Based on the justifiable presumption that depositions in which a lawyer deposes the other side’s lawyer would inevitably cause hard feelings (or worse), many courts require lawyers seeking to take the adversary’s lawyer’s deposition to satisfy a three part standard articulated in Shelton v. American Motors Corp., 805 F.2d 1323, 1327 (8th Cir. 1986): (1) the information sought is not available elsewhere; (2) the information-laden communications sought are not privileged-protected; and (3) the “information is crucial.” But courts disagree about the Shelton standard’s applicability to lawyers other than trial counsel.
In Allen v. Brown Advisory, LLC, Civ. A. No. 3:20-mc-00008, 2020 U.S. Dist. LEXIS 170513 (W.D. Va. Sept. 17, 2020), defendant served a third party subpoena on a Virginia lawyer who was representing the plaintiff — but who was not acting as counsel of record.
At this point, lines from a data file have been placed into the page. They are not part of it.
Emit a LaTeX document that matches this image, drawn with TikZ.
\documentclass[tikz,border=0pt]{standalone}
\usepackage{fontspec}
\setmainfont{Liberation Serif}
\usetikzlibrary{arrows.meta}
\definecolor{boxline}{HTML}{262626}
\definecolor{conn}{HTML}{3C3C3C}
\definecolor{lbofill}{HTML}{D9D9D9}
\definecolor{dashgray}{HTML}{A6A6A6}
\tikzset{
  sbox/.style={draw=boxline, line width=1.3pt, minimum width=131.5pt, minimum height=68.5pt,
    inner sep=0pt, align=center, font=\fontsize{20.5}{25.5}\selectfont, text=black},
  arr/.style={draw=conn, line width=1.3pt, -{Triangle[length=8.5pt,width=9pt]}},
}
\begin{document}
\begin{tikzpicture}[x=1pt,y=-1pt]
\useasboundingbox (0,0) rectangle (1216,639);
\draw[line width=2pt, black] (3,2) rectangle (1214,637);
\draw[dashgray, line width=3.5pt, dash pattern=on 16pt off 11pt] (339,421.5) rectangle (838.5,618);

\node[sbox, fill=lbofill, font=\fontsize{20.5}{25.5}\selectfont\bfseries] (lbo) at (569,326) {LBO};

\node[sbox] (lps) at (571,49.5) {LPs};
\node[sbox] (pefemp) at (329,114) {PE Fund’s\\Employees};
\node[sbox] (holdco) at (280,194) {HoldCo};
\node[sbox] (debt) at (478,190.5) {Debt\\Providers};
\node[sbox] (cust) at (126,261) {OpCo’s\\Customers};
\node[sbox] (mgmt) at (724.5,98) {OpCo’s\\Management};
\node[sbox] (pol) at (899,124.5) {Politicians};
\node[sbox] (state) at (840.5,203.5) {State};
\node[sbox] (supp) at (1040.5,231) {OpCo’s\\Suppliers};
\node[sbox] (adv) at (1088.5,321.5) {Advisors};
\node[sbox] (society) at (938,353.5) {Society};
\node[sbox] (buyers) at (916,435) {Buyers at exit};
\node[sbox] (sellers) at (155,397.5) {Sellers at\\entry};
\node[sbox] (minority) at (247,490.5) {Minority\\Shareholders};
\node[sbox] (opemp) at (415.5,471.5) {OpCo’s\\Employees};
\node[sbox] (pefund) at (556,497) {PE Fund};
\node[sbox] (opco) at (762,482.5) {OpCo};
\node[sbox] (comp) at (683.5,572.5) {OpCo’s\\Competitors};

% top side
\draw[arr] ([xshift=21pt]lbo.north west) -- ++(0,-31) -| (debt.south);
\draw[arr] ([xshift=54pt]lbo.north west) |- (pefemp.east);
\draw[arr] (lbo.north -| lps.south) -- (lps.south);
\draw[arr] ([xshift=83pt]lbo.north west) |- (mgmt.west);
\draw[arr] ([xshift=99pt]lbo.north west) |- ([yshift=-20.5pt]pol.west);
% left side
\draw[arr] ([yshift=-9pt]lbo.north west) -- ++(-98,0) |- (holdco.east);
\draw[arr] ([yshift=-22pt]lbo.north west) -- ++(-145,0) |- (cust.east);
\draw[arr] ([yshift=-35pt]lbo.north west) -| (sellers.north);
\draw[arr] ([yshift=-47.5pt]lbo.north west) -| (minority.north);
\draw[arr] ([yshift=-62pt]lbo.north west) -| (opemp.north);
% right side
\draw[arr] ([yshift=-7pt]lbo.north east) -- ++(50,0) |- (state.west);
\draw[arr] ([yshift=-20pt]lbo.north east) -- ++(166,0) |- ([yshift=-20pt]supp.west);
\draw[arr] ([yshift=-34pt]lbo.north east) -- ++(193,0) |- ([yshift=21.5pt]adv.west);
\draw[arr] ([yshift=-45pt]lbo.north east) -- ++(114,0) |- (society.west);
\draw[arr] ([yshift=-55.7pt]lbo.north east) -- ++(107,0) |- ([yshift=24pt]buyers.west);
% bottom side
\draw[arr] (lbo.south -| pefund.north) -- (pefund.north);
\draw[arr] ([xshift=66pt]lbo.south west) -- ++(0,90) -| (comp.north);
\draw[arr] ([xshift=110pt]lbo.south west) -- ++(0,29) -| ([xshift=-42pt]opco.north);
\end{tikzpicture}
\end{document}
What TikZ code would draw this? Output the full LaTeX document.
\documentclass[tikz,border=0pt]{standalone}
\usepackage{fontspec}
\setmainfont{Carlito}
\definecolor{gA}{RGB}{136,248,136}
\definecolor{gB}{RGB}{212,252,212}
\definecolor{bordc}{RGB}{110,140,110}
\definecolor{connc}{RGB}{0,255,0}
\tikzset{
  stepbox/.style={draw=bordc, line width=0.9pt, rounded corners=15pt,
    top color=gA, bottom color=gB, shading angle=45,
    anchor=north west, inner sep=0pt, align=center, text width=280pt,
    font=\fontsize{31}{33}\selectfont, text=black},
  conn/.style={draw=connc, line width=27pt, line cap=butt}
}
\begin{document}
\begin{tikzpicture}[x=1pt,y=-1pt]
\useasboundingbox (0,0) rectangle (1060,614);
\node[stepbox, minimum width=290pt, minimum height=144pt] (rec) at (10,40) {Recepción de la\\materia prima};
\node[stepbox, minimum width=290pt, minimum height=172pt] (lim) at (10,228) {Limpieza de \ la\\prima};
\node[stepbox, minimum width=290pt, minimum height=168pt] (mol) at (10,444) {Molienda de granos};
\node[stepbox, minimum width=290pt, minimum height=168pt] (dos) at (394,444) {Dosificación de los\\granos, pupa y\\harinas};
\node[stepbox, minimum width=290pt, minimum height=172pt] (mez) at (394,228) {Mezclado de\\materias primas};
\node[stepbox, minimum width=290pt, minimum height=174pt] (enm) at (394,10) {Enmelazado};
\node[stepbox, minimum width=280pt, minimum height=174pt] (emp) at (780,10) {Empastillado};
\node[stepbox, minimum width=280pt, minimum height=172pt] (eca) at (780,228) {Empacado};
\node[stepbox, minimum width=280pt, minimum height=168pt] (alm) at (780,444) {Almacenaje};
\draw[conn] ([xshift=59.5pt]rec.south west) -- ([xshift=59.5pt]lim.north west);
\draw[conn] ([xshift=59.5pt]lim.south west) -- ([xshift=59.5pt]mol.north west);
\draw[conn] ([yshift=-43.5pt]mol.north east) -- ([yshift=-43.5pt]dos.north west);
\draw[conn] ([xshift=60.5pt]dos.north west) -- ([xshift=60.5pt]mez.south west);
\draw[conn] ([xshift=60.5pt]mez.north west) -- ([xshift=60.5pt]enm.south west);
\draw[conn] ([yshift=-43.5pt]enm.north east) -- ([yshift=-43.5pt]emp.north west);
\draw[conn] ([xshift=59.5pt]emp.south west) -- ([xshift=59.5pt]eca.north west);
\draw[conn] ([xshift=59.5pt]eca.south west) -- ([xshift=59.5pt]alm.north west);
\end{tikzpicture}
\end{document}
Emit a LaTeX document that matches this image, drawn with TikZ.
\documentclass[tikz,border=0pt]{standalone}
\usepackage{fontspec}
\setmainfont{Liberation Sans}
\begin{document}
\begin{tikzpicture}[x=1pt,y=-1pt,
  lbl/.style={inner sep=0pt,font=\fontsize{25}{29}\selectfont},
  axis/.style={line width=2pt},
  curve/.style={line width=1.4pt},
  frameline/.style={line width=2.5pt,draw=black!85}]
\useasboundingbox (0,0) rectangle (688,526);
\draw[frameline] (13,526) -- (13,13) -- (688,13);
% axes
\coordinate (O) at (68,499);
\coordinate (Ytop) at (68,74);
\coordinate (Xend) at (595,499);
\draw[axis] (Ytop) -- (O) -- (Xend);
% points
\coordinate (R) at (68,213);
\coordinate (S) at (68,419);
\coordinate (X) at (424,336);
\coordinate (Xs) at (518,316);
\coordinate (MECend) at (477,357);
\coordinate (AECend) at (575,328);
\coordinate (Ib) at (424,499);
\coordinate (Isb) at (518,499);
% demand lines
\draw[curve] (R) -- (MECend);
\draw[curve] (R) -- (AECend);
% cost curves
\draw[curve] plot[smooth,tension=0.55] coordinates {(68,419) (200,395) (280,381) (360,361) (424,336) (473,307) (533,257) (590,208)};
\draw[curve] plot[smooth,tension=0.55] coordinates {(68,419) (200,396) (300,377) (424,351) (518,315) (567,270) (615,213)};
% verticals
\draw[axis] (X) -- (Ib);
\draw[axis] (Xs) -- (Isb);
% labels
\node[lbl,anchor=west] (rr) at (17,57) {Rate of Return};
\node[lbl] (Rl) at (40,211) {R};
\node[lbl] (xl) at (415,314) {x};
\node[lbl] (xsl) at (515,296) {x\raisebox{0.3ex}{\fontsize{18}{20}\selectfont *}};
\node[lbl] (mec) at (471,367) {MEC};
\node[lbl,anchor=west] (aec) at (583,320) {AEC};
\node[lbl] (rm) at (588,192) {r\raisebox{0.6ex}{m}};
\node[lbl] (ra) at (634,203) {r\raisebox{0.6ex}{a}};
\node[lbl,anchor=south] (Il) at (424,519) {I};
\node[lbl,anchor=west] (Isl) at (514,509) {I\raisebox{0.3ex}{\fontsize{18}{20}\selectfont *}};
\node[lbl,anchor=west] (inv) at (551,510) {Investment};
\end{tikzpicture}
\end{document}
Defendant argued that the Shelton standard was inapplicable, but the court disagreed – holding that “an attorney need not be counsel of record in order to trigger the Shelton test.” Id. at *7. The court also applied the Shelton standard to defendant’s document subpoena — noting that courts “have also found it appropriate to apply the Shelton test to document subpoenas served on counsel for an opposing party.” Id. at *6.
Not all courts would be this protective, but lawyers tempted to seek discovery from other lawyers usually face an uphill battle.